Книга Сравнительные жизнеописания, страница 87. Автор книги Плутарх

Разделитель для чтения книг в онлайн библиотеке

Онлайн книга «Сравнительные жизнеописания»

Cтраница 87

Говорят, что с римской конницей случилось нечто весьма странное. Павел Эмилий был свержен с лошади, которая, по-видимому, получила рану. Окружавшие его, один после другого, слезали с лошадей и защищали его пешие. Конные, увидя это, как будто бы дан был всем знак, соскочили с лошадей и пешие сражались с неприятелями. Ганнибал сказал при этом: «Этого-то мне больше хотелось, нежели всех их взять пленными». Писатели пространнейших историй описывают все это обстоятельнее.

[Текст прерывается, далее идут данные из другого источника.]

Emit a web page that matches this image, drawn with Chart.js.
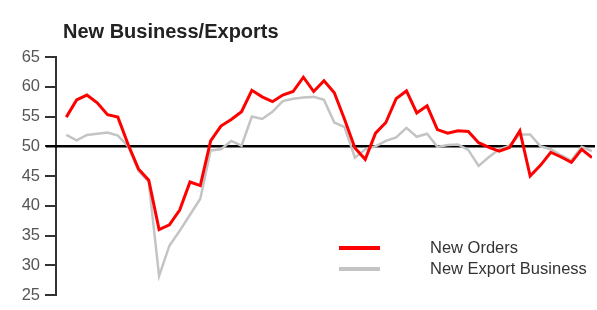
<!DOCTYPE html>
<html>
<head>
<meta charset="utf-8">
<script src="https://cdn.jsdelivr.net/npm/chart.js@4.4.0/dist/chart.umd.min.js"></script>
<style>
  html, body { margin: 0; padding: 0; background: #fff; }
  #wrap { width: 597px; height: 310px; }
</style>
</head>
<body>
<div id="wrap"><canvas id="chart" width="597" height="310"></canvas></div>
<script>
const months = [1, 2, 3, 4, 5, 6, 7, 8, 9, 10, 11, 12, 13, 14, 15, 16, 17, 18, 19, 20,
  21, 22, 23, 24, 25, 26, 27, 28, 29, 30, 31, 32, 33, 34, 35, 36, 37, 38, 39, 40,
  41, 42, 43, 44, 45, 46, 47, 48, 49, 50, 51, 52]

const newOrders = [54.9, 57.8, 58.6, 57.3, 55.3, 54.9, 50.3, 46.2, 44.3, 36.0,
  36.8, 39.3, 44.0, 43.4, 50.9, 53.4, 54.5, 55.8, 59.4, 58.3,
  57.5, 58.6, 59.2, 61.6, 59.2, 61.0, 59.0, 54.5, 49.7, 47.8,
  52.2, 54.0, 58.0, 59.3, 55.6, 56.8, 52.8, 52.2, 52.6, 52.5,
  50.6, 49.8, 49.2, 49.8, 52.6, 45.0, 46.8, 49.0, 48.2, 47.3,
  49.5, 48.1]

const newExportBusiness = [51.9, 51.0, 51.9, 52.1, 52.3, 51.8, 50.0, 45.9, 44.0, 28.2,
  33.3, 35.8, 38.5, 41.2, 49.3, 49.5, 50.9, 50.1, 55.0, 54.6,
  55.8, 57.6, 58.0, 58.2, 58.3, 57.8, 54.0, 53.2, 48.1, 49.5,
  50.0, 50.9, 51.5, 53.1, 51.6, 52.1, 49.9, 50.2, 50.3, 49.4,
  46.7, 48.2, 49.5, 50.1, 52.0, 52.0, 50.0, 49.5, 48.5, 47.6,
  49.9, 49.2]

const yTicks = [25, 30, 35, 40, 45, 50, 55, 60, 65]
const chartTitle = 'New Business/Exports'
const baseline = 50

const fontFamily = '"Liberation Sans", Arial, sans-serif'

// black 50 line, under the series
const baselinePlugin = {
  id: 'baseline',
  beforeDatasetsDraw(chart) {
    const { ctx, chartArea } = chart
    const y = chart.scales.y.getPixelForValue(baseline)
    ctx.save()
    ctx.strokeStyle = '#000'
    ctx.lineWidth = 2.5
    ctx.beginPath()
    ctx.moveTo(chartArea.left - 10, y)
    ctx.lineTo(chartArea.right + 3, y)
    ctx.stroke()
    ctx.restore()
  }
}

// title + legend
const overlayPlugin = {
  id: 'overlay',
  afterDraw(chart) {
    const { ctx } = chart
    ctx.save()
    ctx.fillStyle = '#222'
    ctx.font = 'bold 20px ' + fontFamily
    ctx.textBaseline = 'alphabetic'
    ctx.textAlign = 'left'
    ctx.fillText(chartTitle, 63, 38)

    const rows = [248, 269]
    chart.data.datasets.forEach((ds, i) => {
      const y = rows[i]
      ctx.strokeStyle = ds.borderColor
      ctx.lineWidth = 4
      ctx.beginPath()
      ctx.moveTo(339, y)
      ctx.lineTo(380, y)
      ctx.stroke()
      ctx.fillStyle = '#333'
      ctx.font = '16.5px ' + fontFamily
      ctx.textBaseline = 'middle'
      ctx.fillText(ds.label, 430, y)
    })
    ctx.restore()
  }
}

new Chart(document.getElementById('chart'), {
  type: 'line',
  data: {
    labels: months,
    datasets: [
      {
        label: 'New Orders',
        data: newOrders.map((v, i) => ({ x: months[i], y: v })),
        borderColor: '#ff0000',
        borderWidth: 3,
        pointRadius: 0,
        tension: 0
      },
      {
        label: 'New Export Business',
        data: newExportBusiness.map((v, i) => ({ x: months[i], y: v })),
        borderColor: '#c4c4c4',
        borderWidth: 2.5,
        pointRadius: 0,
        tension: 0
      }
    ]
  },
  options: {
    responsive: false,
    animation: false,
    layout: {
      padding: { top: 57, bottom: 11, left: 0, right: 5 }
    },
    scales: {
      x: {
        type: 'linear',
        min: 0,
        max: 52,
        display: false
      },
      y: {
        min: 25,
        max: 65,
        afterBuildTicks(scale) {
          scale.ticks = yTicks.map((v) => ({ value: v }))
        },
        afterFit(scale) {
          scale.width = 56
        },
        grid: {
          display: true,
          drawOnChartArea: false,
          drawTicks: true,
          tickLength: 11,
          color: '#333',
          lineWidth: 2
        },
        border: {
          display: true,
          color: '#333',
          width: 2
        },
        ticks: {
          color: '#555',
          padding: 5,
          font: {
            family: fontFamily,
            size: 16.5
          }
        }
      }
    },
    plugins: {
      legend: { display: false },
      title: { display: false },
      tooltip: { enabled: false }
    }
  },
  plugins: [baselinePlugin, overlayPlugin]
})
</script>
</body>
</html>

Что касается до консулов, то Варрон с немногими убежал в город Венусию*; Павел Эмилий в тесноте и вихре бегущих, имея тело, наполненное многими стрелами, вонзенными в ранах, и душу, обремененную глубочайшей горестью, сидел на камне, ожидая последнего удара от руки неприятелей. Не многие могли узнать его по причине крови, обагрявшей голову и лицо его. Самые друзья и служители прошли мимо, не распознав его. Один Корнелий Лентул, молодой благородный человек, увидел, узнал его, соскочил с лошади и, подведя ее к нему, просил его сесть и спасти себя для сограждан своих, которые тогда больше, нежели когда-либо, имели нужду в хорошем полководце. Павел отвергнул просьбу и принудил юношу со слезами сесть на лошадь; потом подал ему руку и, приподнявшись, сказал ему: «Возвести, Лентул, Фабию Максиму и сам будь свидетелем того, что Павел Эмилий до самого конца пребыл тверд в его намерениях и нимало не преступил данного ему обещания; но побежден прежде Варроном, а потом Ганнибалом». После этих слов он отпустил Лентула; сам бросился в толпу убиваемых и кончил жизнь свою. Говорят, что в сражении пало пятьдесят тысяч римлян; в плен взято четыре тысячи. После сражения в обоих станах поймано не менее десяти тысяч*.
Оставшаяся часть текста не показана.